Vivant plus qu’aucun autre, par suite de son infirmité, dans le monde idéal, l’artiste était, pour cela même, très facilement dupe de son imagination et manquait du sens pratique, fruit de l’expérience et de la raison, qui doit nous conseiller incessamment dans la conduite de la vie. Profondément religieux de cœur, il restait trop, par respect humain peut-être, dans la théorie ; aussi la vérité n’avait-elle point sur son caractère l’influence qu’on eût dû en attendre.

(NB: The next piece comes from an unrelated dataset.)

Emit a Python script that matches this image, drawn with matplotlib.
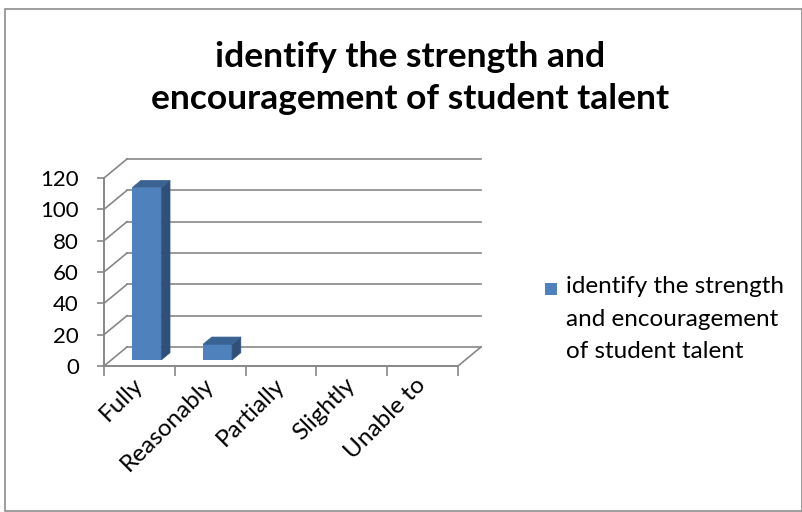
import matplotlib
matplotlib.use("Agg")
import matplotlib.pyplot as plt
from matplotlib.patches import Polygon, Rectangle

plt.rcParams['font.family'] = ['Lato', 'DejaVu Sans']

# data
categories = ['Fully', 'Reasonably', 'Partially', 'Slightly', 'Unable to']
values = [110, 10, 0, 0, 0]
series_name = 'identify the strength\nand encouragement\nof student talent'
title = 'identify the strength and\nencouragement of student talent'
yticks = [0, 20, 40, 60, 80, 100, 120]

W, H = 803, 512
fig = plt.figure(figsize=(W / 100, H / 100), dpi=100)

# chart border
fig.patches.append(Rectangle((5 / W, 1 / H), 797 / W, (H - 10) / H, transform=fig.transFigure,
                             fill=False, edgecolor='#8c8c8c', lw=1.2))

# plot area (pixel geometry of the front plane)
x0px, x1px = 104, 490
ybot, ytop = 366, 155
ax = fig.add_axes([x0px / W, (H - ybot) / H, (x1px - x0px) / W, (ybot - ytop) / H])
xpu = (458 - 104) / 5.0          # pixels per category
ypu = (366 - 178) / 120.0        # pixels per value unit
ax.set_xlim(0, (x1px - x0px) / xpu)
ax.set_ylim(0, (ybot - ytop) / ypu)

n = len(categories)
dx = 23 / xpu     # depth offset in data units
dy = 19 / ypu
grid_c = '#878787'

# walls: back gridlines + side diagonals
for v in yticks:
    ax.plot([dx, n + dx], [v + dy, v + dy], color=grid_c, lw=1.2, zorder=1)
    ax.plot([0, dx], [v, v + dy], color=grid_c, lw=1.2, zorder=1)
ax.plot([n, n + dx], [0, dy], color=grid_c, lw=1.2, zorder=1)

# 3d bars
front = '#4f81bd'
side = '#2f5079'
top = '#3a6394'
f0, f1 = 0.32, 0.70
bw = 0.41
xs = [i + 0.5 - bw / 2 + f0 * dx for i in range(n)]
bars = ax.bar(xs, values, width=bw, bottom=f0 * dy, align='edge', color=front,
              lw=0, zorder=3)
ddx, ddy = (f1 - f0) * dx, (f1 - f0) * dy
for b, v in zip(bars, values):
    if v <= 0:
        continue
    xl, xr = b.get_x(), b.get_x() + b.get_width()
    yb, yt = b.get_y(), b.get_y() + b.get_height()
    ax.add_patch(Polygon([(xr, yb), (xr + ddx, yb + ddy), (xr + ddx, yt + ddy), (xr, yt)],
                         closed=True, facecolor=side, edgecolor=side, lw=0.5, zorder=3))
    ax.add_patch(Polygon([(xl, yt), (xr, yt), (xr + ddx, yt + ddy), (xl + ddx, yt + ddy)],
                         closed=True, facecolor=top, edgecolor=top, lw=0.5, zorder=3))

# axes
for s in ['top', 'right']:
    ax.spines[s].set_visible(False)
ax.spines['left'].set_bounds(0, 120)
ax.spines['bottom'].set_bounds(0, n)
for s in ['left', 'bottom']:
    ax.spines[s].set_color(grid_c)
    ax.spines[s].set_linewidth(1.4)
ax.set_yticks(yticks)
ax.set_yticklabels([str(t) for t in yticks], fontsize=16)
ax.tick_params(axis='y', length=5, width=1.2, color=grid_c, pad=13)
ax.set_xticks(range(n + 1))
ax.set_xticklabels([''] * (n + 1))
ax.tick_params(axis='x', which='major', length=7, width=1.2, color=grid_c)
ax.set_xticks([i + 0.5 for i in range(n)], minor=True)
ax.set_xticklabels(categories, minor=True, rotation=45, ha='right', va='center',
                   rotation_mode='anchor', fontsize=17.5)
ax.tick_params(axis='x', which='minor', length=0, pad=11)
ax.patch.set_alpha(0)

# title
fig.text(410 / W, 1 - 78 / H, title, ha='center', va='center', fontsize=25.5,
         fontweight='bold', linespacing=1.38)

# legend: square marker aligned with the first text line
fig.patches.append(Rectangle((545 / W, 1 - 295 / H), 12 / W, 12 / H, transform=fig.transFigure,
                             facecolor=front, edgecolor='none'))
fig.text(566 / W, 1 - 276 / H, series_name, ha='left', va='top', fontsize=17.5,
         linespacing=1.69, transform=fig.transFigure)

fig.savefig('out.png', dpi=100)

D’ailleurs, ses mœurs étaient pures et Schindeler va jusqu’à dire que « Beethoven, malgré les tentations nombreuses auxquelles il fut exposé, sut, tel qu’un demi-Dieu, conserver sa vertu intacte… Il traversa la vie avec une pudeur virginale sans avoir jamais eu une faiblesse à se reprocher[1]. »

M. Oublichieff, le savant biographe russe, s’il se trompe le plus souvent dans son appréciation du génie de l’artiste, me paraît avoir mieux jugé l’homme : « Fabuleux ou impossible, dit-il, partout ailleurs, c’est

  1. Schindeler. — Vie de Beethoven, Munster 1845. « La meilleure source de renseignements certains que l’on puisse consulter, » d’après Scudo.